PROVIDED DATA:
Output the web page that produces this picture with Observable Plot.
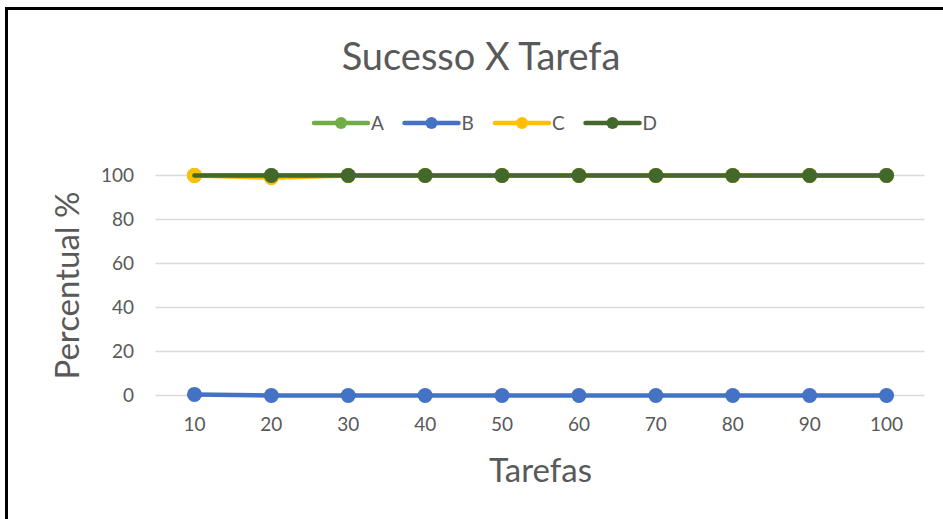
<!DOCTYPE html>
<html><head><meta charset="utf-8">
<script src="https://cdn.jsdelivr.net/npm/d3@7"></script>
<script src="https://cdn.jsdelivr.net/npm/@observablehq/plot@0.6"></script>
<style>
html,body{margin:0;padding:0;background:#fff;}
#wrap{position:relative;width:943px;height:519px;overflow:hidden;font-family:Lato,"Open Sans",sans-serif;}
#frame{position:absolute;left:5px;top:7px;width:960px;height:540px;border:3px solid #000;box-sizing:border-box;pointer-events:none;}
#title{position:absolute;left:0;width:962px;top:32px;text-align:center;font-size:38px;color:#595959;}
#legend{position:absolute;left:0;top:108px;}
#chart{position:absolute;left:0;top:0;}
</style></head>
<body><div id="wrap"><div id="chart"></div><div id="title">Sucesso X Tarefa</div><svg id="legend" width="943" height="30"></svg><div id="frame"></div></div>
<script>
const tarefas = ["10","20","30","40","50","60","70","80","90","100"];
const seriesNames = ["A","B","C","D"];
const seriesColors = ["#70AD47","#4472C4","#FFC000","#43682B"];
const valuesA = [100,100,100,100,100,100,100,100,100,100];
const valuesB = [0.5,0,0,0,0,0,0,0,0,0];
const valuesC = [100,99,100,100,100,100,100,100,100,100];
const valuesD = [100,100,100,100,100,100,100,100,100,100];
const yTicks = [0,20,40,60,80,100];

const allValues = [valuesA, valuesB, valuesC, valuesD];
const rows = s => tarefas.map((t,i)=>({t, v: allValues[s][i], s: seriesNames[s]}));
const marks = [Plot.ruleY(yTicks,{stroke:"#d9d9d9",strokeWidth:1.3})];
for (let s=0;s<4;s++){
  const d = rows(s);
  marks.push(Plot.line(d,{x:"t",y:"v",stroke:seriesColors[s],strokeWidth:4.5}));
  const dots = s===3 ? d.slice(1) : d;
  marks.push(Plot.dot(dots,{x:"t",y:"v",r:7.5,fill:seriesColors[s],stroke:"none"}));
}
const chart = Plot.plot({
  width:943,height:519,
  marginLeft:155.5,marginRight:18.5,marginTop:175,marginBottom:124,
  style:{fontFamily:"Lato, 'Open Sans', sans-serif",fontSize:"19px",color:"#595959",background:"#fff"},
  x:{type:"point",domain:tarefas,padding:0.5,round:false,label:null},
  y:{domain:[0,100],label:null,ticks:yTicks},
  marks:[
    ...marks,
    Plot.axisY({ticks:yTicks,tickSize:0,tickPadding:22,fontSize:19,fill:"#595959",label:null}),
    Plot.axisX({tickSize:0,tickPadding:22,fontSize:19,fill:"#595959",label:null}),
    Plot.text(["Percentual %"],{frameAnchor:"left",dx:-88,rotate:-90,textAnchor:"middle",fontSize:33,fill:"#595959"}),
    Plot.text(["Tarefas"],{frameAnchor:"bottom",dy:86,fontSize:33,fill:"#595959"})
  ]
});
document.getElementById("chart").appendChild(chart);

// legend
const lg = d3.select("#legend");
const startX = 314, stepX = 90.5;
seriesNames.forEach((n,i)=>{
  const x0 = startX + i*stepX;
  const g = lg.append("g");
  g.append("line").attr("x1",x0).attr("x2",x0+54).attr("y1",15).attr("y2",15).attr("stroke",seriesColors[i]).attr("stroke-width",4.5).attr("stroke-linecap","round");
  g.append("circle").attr("cx",x0+27).attr("cy",15).attr("r",6).attr("fill",seriesColors[i]);
  g.append("text").attr("x",x0+57).attr("y",22).attr("font-size",19).attr("fill","#595959").attr("font-family","Lato, 'Open Sans', sans-serif").text(n);
});
</script></body></html>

GOAL: Word for word, quote the lines above. Omit the pictures.

TASK OUTPUT:
Output the web page that produces this picture with Observable Plot.
<!DOCTYPE html>
<html><head><meta charset="utf-8">
<script src="https://cdn.jsdelivr.net/npm/d3@7"></script>
<script src="https://cdn.jsdelivr.net/npm/@observablehq/plot@0.6"></script>
<style>
html,body{margin:0;padding:0;background:#fff;}
#wrap{position:relative;width:943px;height:519px;overflow:hidden;font-family:Lato,"Open Sans",sans-serif;}
#frame{position:absolute;left:5px;top:7px;width:960px;height:540px;border:3px solid #000;box-sizing:border-box;pointer-events:none;}
#title{position:absolute;left:0;width:962px;top:32px;text-align:center;font-size:38px;color:#595959;}
#legend{position:absolute;left:0;top:108px;}
#chart{position:absolute;left:0;top:0;}
</style></head>
<body><div id="wrap"><div id="chart"></div><div id="title">Sucesso X Tarefa</div><svg id="legend" width="943" height="30"></svg><div id="frame"></div></div>
<script>
const tarefas = ["10","20","30","40","50","60","70","80","90","100"];
const seriesNames = ["A","B","C","D"];
const seriesColors = ["#70AD47","#4472C4","#FFC000","#43682B"];
const valuesA = [100,100,100,100,100,100,100,100,100,100];
const valuesB = [0.5,0,0,0,0,0,0,0,0,0];
const valuesC = [100,99,100,100,100,100,100,100,100,100];
const valuesD = [100,100,100,100,100,100,100,100,100,100];
const yTicks = [0,20,40,60,80,100];

const allValues = [valuesA, valuesB, valuesC, valuesD];
const rows = s => tarefas.map((t,i)=>({t, v: allValues[s][i], s: seriesNames[s]}));
const marks = [Plot.ruleY(yTicks,{stroke:"#d9d9d9",strokeWidth:1.3})];
for (let s=0;s<4;s++){
  const d = rows(s);
  marks.push(Plot.line(d,{x:"t",y:"v",stroke:seriesColors[s],strokeWidth:4.5}));
  const dots = s===3 ? d.slice(1) : d;
  marks.push(Plot.dot(dots,{x:"t",y:"v",r:7.5,fill:seriesColors[s],stroke:"none"}));
}
const chart = Plot.plot({
  width:943,height:519,
  marginLeft:155.5,marginRight:18.5,marginTop:175,marginBottom:124,
  style:{fontFamily:"Lato, 'Open Sans', sans-serif",fontSize:"19px",color:"#595959",background:"#fff"},
  x:{type:"point",domain:tarefas,padding:0.5,round:false,label:null},
  y:{domain:[0,100],label:null,ticks:yTicks},
  marks:[
    ...marks,
    Plot.axisY({ticks:yTicks,tickSize:0,tickPadding:22,fontSize:19,fill:"#595959",label:null}),
    Plot.axisX({tickSize:0,tickPadding:22,fontSize:19,fill:"#595959",label:null}),
    Plot.text(["Percentual %"],{frameAnchor:"left",dx:-88,rotate:-90,textAnchor:"middle",fontSize:33,fill:"#595959"}),
    Plot.text(["Tarefas"],{frameAnchor:"bottom",dy:86,fontSize:33,fill:"#595959"})
  ]
});
document.getElementById("chart").appendChild(chart);

// legend
const lg = d3.select("#legend");
const startX = 314, stepX = 90.5;
seriesNames.forEach((n,i)=>{
  const x0 = startX + i*stepX;
  const g = lg.append("g");
  g.append("line").attr("x1",x0).attr("x2",x0+54).attr("y1",15).attr("y2",15).attr("stroke",seriesColors[i]).attr("stroke-width",4.5).attr("stroke-linecap","round");
  g.append("circle").attr("cx",x0+27).attr("cy",15).attr("r",6).attr("fill",seriesColors[i]);
  g.append("text").attr("x",x0+57).attr("y",22).attr("font-size",19).attr("fill","#595959").attr("font-family","Lato, 'Open Sans', sans-serif").text(n);
});
</script></body></html>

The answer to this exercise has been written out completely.